**SHORT EXERCISE:** Begin at the top of the records below and return each line exactly through the line with "const xGridPositions = [1.5, 3.5, 5.5, 7.5, 9.5];". Skip pictures.

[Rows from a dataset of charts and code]
--- begin ---
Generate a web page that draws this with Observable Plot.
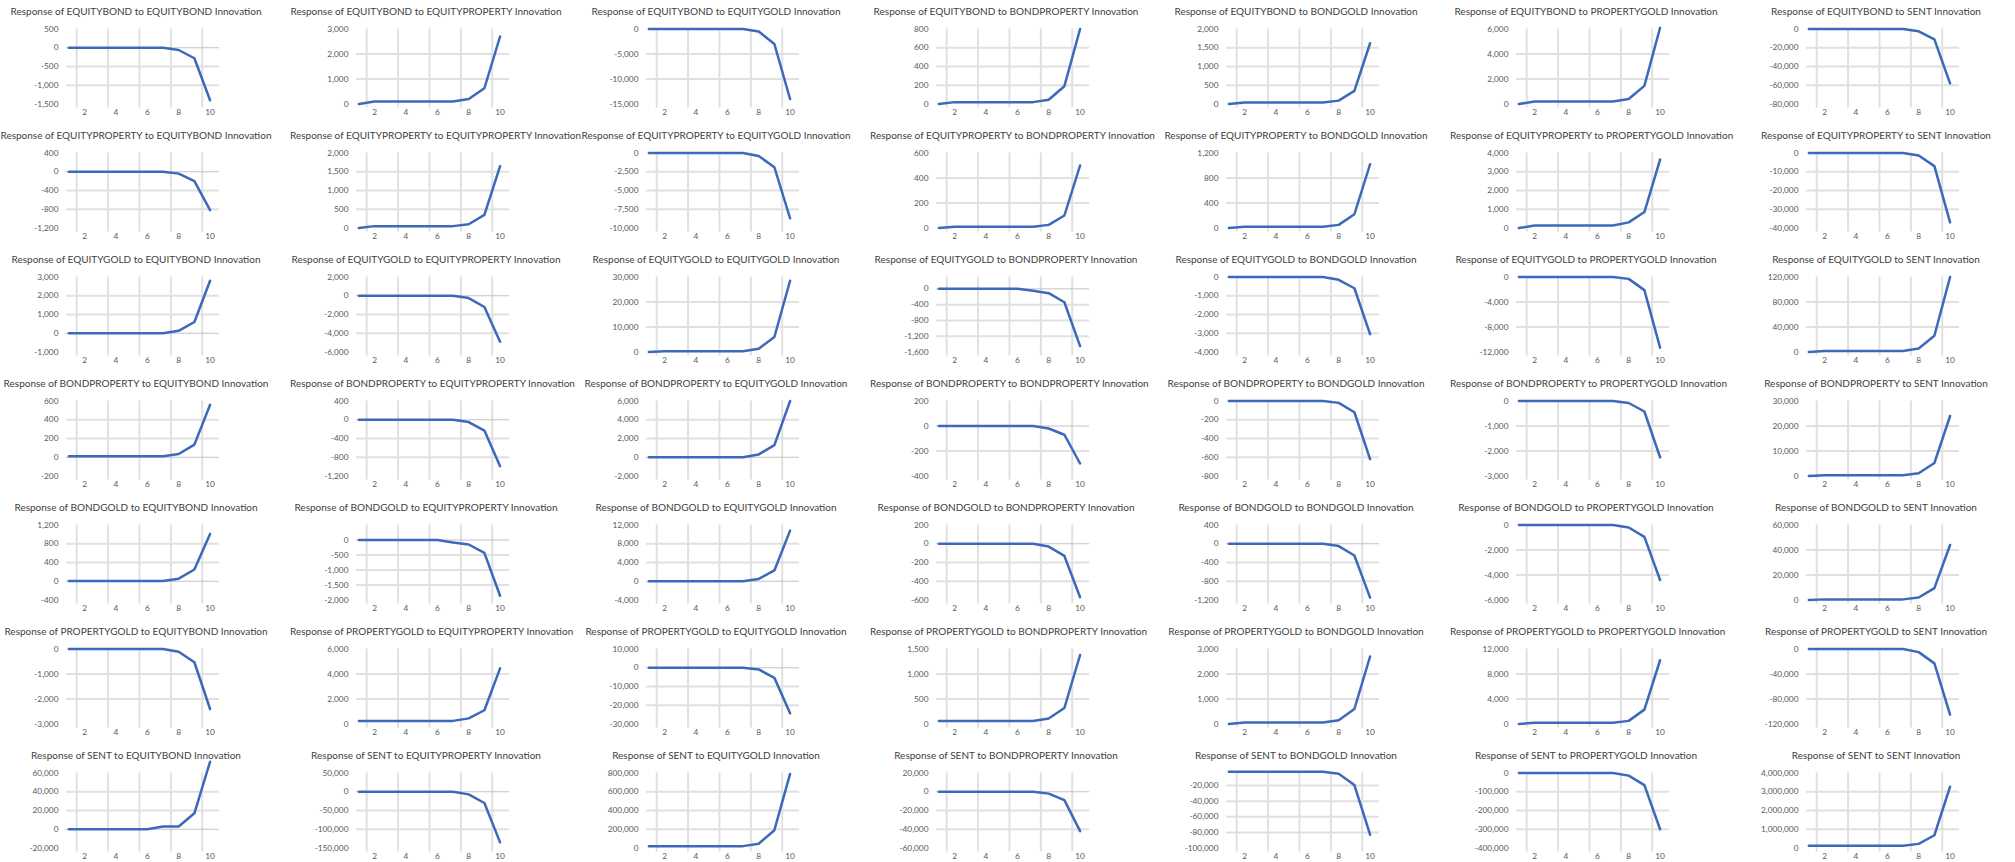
<!DOCTYPE html>
<html>
<head>
<meta charset="utf-8">
<script src="https://cdn.jsdelivr.net/npm/d3@7"></script>
<script src="https://cdn.jsdelivr.net/npm/@observablehq/plot@0.6"></script>
<style>
  html, body { margin: 0; padding: 0; background: #ffffff; }
  #grid { position: relative; width: 2015px; height: 862px; overflow: hidden; font-family: Lato, "Open Sans", sans-serif; }
  .panel { position: absolute; width: 290px; height: 124px; }
  .panel svg { position: absolute; left: 0; top: 0; overflow: visible; }
  .title { position: absolute; left: 0; top: 4px; width: 272px; text-align: center; font-size: 10px; font-weight: 400; line-height: 14px; color: #404040; white-space: nowrap; z-index: 2; }
</style>
</head>
<body>
<div id="grid"></div>
<script>
// ---------- data ----------
const variables = ["EQUITYBOND", "EQUITYPROPERTY", "EQUITYGOLD", "BONDPROPERTY", "BONDGOLD", "PROPERTYGOLD", "SENT"];
const periods = [1, 2, 3, 4, 5, 6, 7, 8, 9, 10];
const xTickLabels = [2, 4, 6, 8, 10];
const xGridPositions = [1.5, 3.5, 5.5, 7.5, 9.5];

// responses of each variable (rows) to each innovation (columns, same order as variables)
const respEQUITYBOND = [
  [0, 0, 0, 0, 0, 0, 0, -60, -280, -1400],
  [0, 100, 100, 100, 100, 100, 100, 200, 630, 2700],
  [0, 0, 0, 0, 0, 0, 0, -500, -3000, -14000],
  [0, 20, 20, 20, 20, 20, 20, 45, 190, 800],
  [0, 40, 40, 40, 40, 40, 40, 90, 350, 1620],
  [0, 200, 200, 200, 200, 200, 200, 400, 1450, 6100],
  [0, 0, 0, 0, 0, 0, 0, -2500, -11000, -58000]
];
const respEQUITYPROPERTY = [
  [0, 0, 0, 0, 0, 0, 0, -40, -200, -820],
  [0, 50, 50, 50, 50, 50, 50, 100, 350, 1650],
  [0, 0, 0, 0, 0, 0, 0, -400, -1900, -8700],
  [0, 10, 10, 10, 10, 10, 10, 25, 100, 500],
  [0, 20, 20, 20, 20, 20, 20, 50, 220, 1020],
  [0, 130, 130, 130, 130, 130, 130, 300, 850, 3650],
  [0, 0, 0, 0, 0, 0, 0, -1300, -7000, -37000]
];
const respEQUITYGOLD = [
  [0, 0, 0, 0, 0, 0, 0, 130, 600, 2800],
  [0, 0, 0, 0, 0, 0, 0, -250, -1200, -4900],
  [0, 300, 300, 300, 300, 300, 300, 1300, 6000, 28500],
  [0, 0, 0, 0, 0, 0, -50, -110, -340, -1450],
  [0, 0, 0, 0, 0, 0, 0, -150, -600, -3050],
  [0, 0, 0, 0, 0, 0, 0, -300, -2100, -11300],
  [0, 1500, 1500, 1500, 1500, 1500, 1500, 5500, 26000, 120000]
];
const respBONDPROPERTY = [
  [10, 10, 10, 10, 10, 10, 10, 35, 135, 560],
  [0, 0, 0, 0, 0, 0, 0, -50, -230, -990],
  [0, 0, 0, 0, 0, 0, 0, 300, 1300, 6000],
  [0, 0, 0, 0, 0, 0, 0, -20, -70, -300],
  [0, 0, 0, 0, 0, 0, 0, -20, -120, -620],
  [0, 0, 0, 0, 0, 0, 0, -80, -420, -2250],
  [0, 300, 300, 300, 300, 300, 300, 1100, 5200, 24000]
];
const respBONDGOLD = [
  [5, 5, 5, 5, 5, 5, 5, 55, 250, 1010],
  [0, 0, 0, 0, 0, 0, -80, -150, -430, -1860],
  [0, 0, 0, 0, 0, 0, 0, 500, 2300, 10800],
  [0, 0, 0, 0, 0, 0, 0, -30, -130, -570],
  [0, 0, 0, 0, 0, 0, 0, -50, -250, -1150],
  [0, 0, 0, 0, 0, 0, 0, -200, -950, -4400],
  [0, 500, 500, 500, 500, 500, 500, 2000, 9500, 44000]
];
const respPROPERTYGOLD = [
  [0, 0, 0, 0, 0, 0, 0, -110, -530, -2400],
  [250, 250, 250, 250, 250, 250, 250, 450, 1100, 4450],
  [0, 0, 0, 0, 0, 0, 0, -900, -5400, -24300],
  [60, 60, 60, 60, 60, 60, 60, 110, 320, 1380],
  [0, 60, 60, 60, 60, 60, 60, 150, 600, 2700],
  [0, 200, 200, 200, 200, 200, 200, 500, 2300, 10200],
  [0, 0, 0, 0, 0, 0, 0, -5000, -23000, -105000]
];
const respSENT = [
  [0, 0, 0, 0, 0, 0, 3000, 3000, 17000, 72000],
  [0, 0, 0, 0, 0, 0, 0, -7000, -30000, -135000],
  [20000, 20000, 20000, 20000, 20000, 20000, 20000, 45000, 190000, 790000],
  [0, 0, 0, 0, 0, 0, 0, -2000, -9000, -42000],
  [-2500, -2500, -2500, -2500, -2500, -2500, -2500, -5000, -19500, -83000],
  [0, 0, 0, 0, 0, 0, 0, -14000, -65000, -300000],
  [120000, 120000, 120000, 120000, 120000, 120000, 120000, 220000, 680000, 3270000]
];

// y tick labels of each panel
const ticksEQUITYBOND = [
  [-1500, -1000, -500, 0, 500],
  [0, 1000, 2000, 3000],
  [-15000, -10000, -5000, 0],
  [0, 200, 400, 600, 800],
  [0, 500, 1000, 1500, 2000],
  [0, 2000, 4000, 6000],
  [-80000, -60000, -40000, -20000, 0]
];
const ticksEQUITYPROPERTY = [
  [-1200, -800, -400, 0, 400],
  [0, 500, 1000, 1500, 2000],
  [-10000, -7500, -5000, -2500, 0],
  [0, 200, 400, 600],
  [0, 400, 800, 1200],
  [0, 1000, 2000, 3000, 4000],
  [-40000, -30000, -20000, -10000, 0]
];
const ticksEQUITYGOLD = [
  [-1000, 0, 1000, 2000, 3000],
  [-6000, -4000, -2000, 0, 2000],
  [0, 10000, 20000, 30000],
  [-1600, -1200, -800, -400, 0],
  [-4000, -3000, -2000, -1000, 0],
  [-12000, -8000, -4000, 0],
  [0, 40000, 80000, 120000]
];
const ticksBONDPROPERTY = [
  [-200, 0, 200, 400, 600],
  [-1200, -800, -400, 0, 400],
  [-2000, 0, 2000, 4000, 6000],
  [-400, -200, 0, 200],
  [-800, -600, -400, -200, 0],
  [-3000, -2000, -1000, 0],
  [0, 10000, 20000, 30000]
];
const ticksBONDGOLD = [
  [-400, 0, 400, 800, 1200],
  [-2000, -1500, -1000, -500, 0],
  [-4000, 0, 4000, 8000, 12000],
  [-600, -400, -200, 0, 200],
  [-1200, -800, -400, 0, 400],
  [-6000, -4000, -2000, 0],
  [0, 20000, 40000, 60000]
];
const ticksPROPERTYGOLD = [
  [-3000, -2000, -1000, 0],
  [0, 2000, 4000, 6000],
  [-30000, -20000, -10000, 0, 10000],
  [0, 500, 1000, 1500],
  [0, 1000, 2000, 3000],
  [0, 4000, 8000, 12000],
  [-120000, -80000, -40000, 0]
];
const ticksSENT = [
  [-20000, 0, 20000, 40000, 60000],
  [-150000, -100000, -50000, 0, 50000],
  [0, 200000, 400000, 600000, 800000],
  [-60000, -40000, -20000, 0, 20000],
  [-100000, -80000, -60000, -40000, -20000],
  [-400000, -300000, -200000, -100000, 0],
  [0, 1000000, 2000000, 3000000, 4000000]
];

// panels whose value axis tops out above the last labelled tick
const axisMaxOverrides = [
  { response: "EQUITYGOLD", innovation: "BONDPROPERTY", max: 300 },
  { response: "BONDGOLD", innovation: "EQUITYPROPERTY", max: 500 },
  { response: "SENT", innovation: "BONDGOLD", max: -4000 }
];

const responses = [respEQUITYBOND, respEQUITYPROPERTY, respEQUITYGOLD, respBONDPROPERTY, respBONDGOLD, respPROPERTYGOLD, respSENT];
const tickSets = [ticksEQUITYBOND, ticksEQUITYPROPERTY, ticksEQUITYGOLD, ticksBONDPROPERTY, ticksBONDGOLD, ticksPROPERTYGOLD, ticksSENT];

// ---------- drawing ----------
const fmt = d => d.toLocaleString("en-US");
const grid = document.getElementById("grid");
const colPitch = 290, rowPitch = 124;

variables.forEach((resp, r) => {
  variables.forEach((innov, c) => {
    const values = responses[r][c];
    const ticks = tickSets[r][c];
    const ov = axisMaxOverrides.find(o => o.response === resp && o.innovation === innov);
    const lo = d3.min(ticks);
    const hi = ov ? ov.max : d3.max(ticks);
    const zeroInside = lo < 0 && hi > 0;
    const interior = ticks.filter(t => t > lo && t < hi && !(zeroInside && t === 0));
    const rows = periods.map((p, i) => ({ period: p, value: values[i] }));

    const panel = document.createElement("div");
    panel.className = "panel";
    panel.style.left = (c * colPitch) + "px";
    panel.style.top = (r * rowPitch) + "px";

    const svg = Plot.plot({
      width: 290,
      height: 124,
      marginLeft: 66,
      marginRight: 71,
      marginTop: 28.5,
      marginBottom: 20.5,
      x: { domain: [0.85, 10.6] },
      y: { domain: [lo, hi] },
      style: { fontFamily: "Lato, 'Open Sans', sans-serif", fontSize: "8.3px", color: "#595959", background: "transparent", overflow: "visible" },
      marks: [
        Plot.ruleX(xGridPositions, { stroke: "#e0e0e0", strokeWidth: 2, insetBottom: -4 }),
        Plot.ruleY(interior, { stroke: "#e0e0e0", strokeWidth: 2 }),
        zeroInside ? Plot.ruleY([0], { stroke: "#c3c3c3", strokeWidth: 1 }) : null,
        Plot.axisY(ticks, { tickSize: 0, tickPadding: 8, tickFormat: fmt, label: null }),
        Plot.axisX(xTickLabels, { tickSize: 0, tickPadding: 5, tickFormat: d => String(d), label: null }),
        Plot.line(rows, { x: "period", y: "value", stroke: "#3c69ba", strokeWidth: 2.5, strokeLinejoin: "round", strokeLinecap: "round", clip: false })
      ]
    });
    panel.appendChild(svg);

    const title = document.createElement("div");
    title.className = "title";
    title.textContent = "Response of " + resp + " to " + innov + " Innovation";
    panel.appendChild(title);

    grid.appendChild(panel);
  });
});
</script>
</body>
</html>
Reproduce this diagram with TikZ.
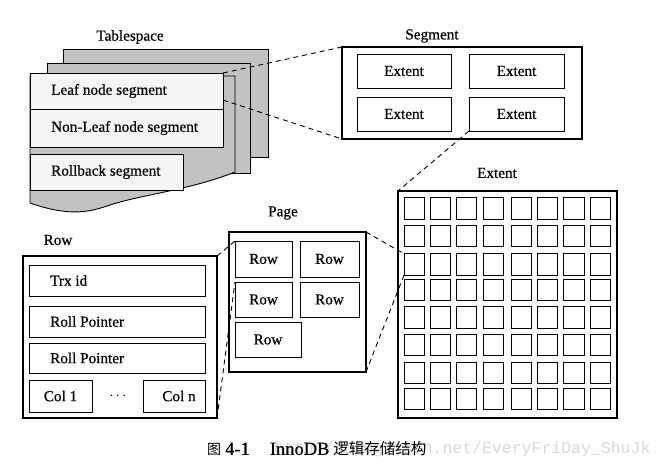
--- end ---
**OUTPUT:**
Generate a web page that draws this with Observable Plot.
<!DOCTYPE html>
<html>
<head>
<meta charset="utf-8">
<script src="https://cdn.jsdelivr.net/npm/d3@7"></script>
<script src="https://cdn.jsdelivr.net/npm/@observablehq/plot@0.6"></script>
<style>
  html, body { margin: 0; padding: 0; background: #ffffff; }
  #grid { position: relative; width: 2015px; height: 862px; overflow: hidden; font-family: Lato, "Open Sans", sans-serif; }
  .panel { position: absolute; width: 290px; height: 124px; }
  .panel svg { position: absolute; left: 0; top: 0; overflow: visible; }
  .title { position: absolute; left: 0; top: 4px; width: 272px; text-align: center; font-size: 10px; font-weight: 400; line-height: 14px; color: #404040; white-space: nowrap; z-index: 2; }
</style>
</head>
<body>
<div id="grid"></div>
<script>
// ---------- data ----------
const variables = ["EQUITYBOND", "EQUITYPROPERTY", "EQUITYGOLD", "BONDPROPERTY", "BONDGOLD", "PROPERTYGOLD", "SENT"];
const periods = [1, 2, 3, 4, 5, 6, 7, 8, 9, 10];
const xTickLabels = [2, 4, 6, 8, 10];
const xGridPositions = [1.5, 3.5, 5.5, 7.5, 9.5];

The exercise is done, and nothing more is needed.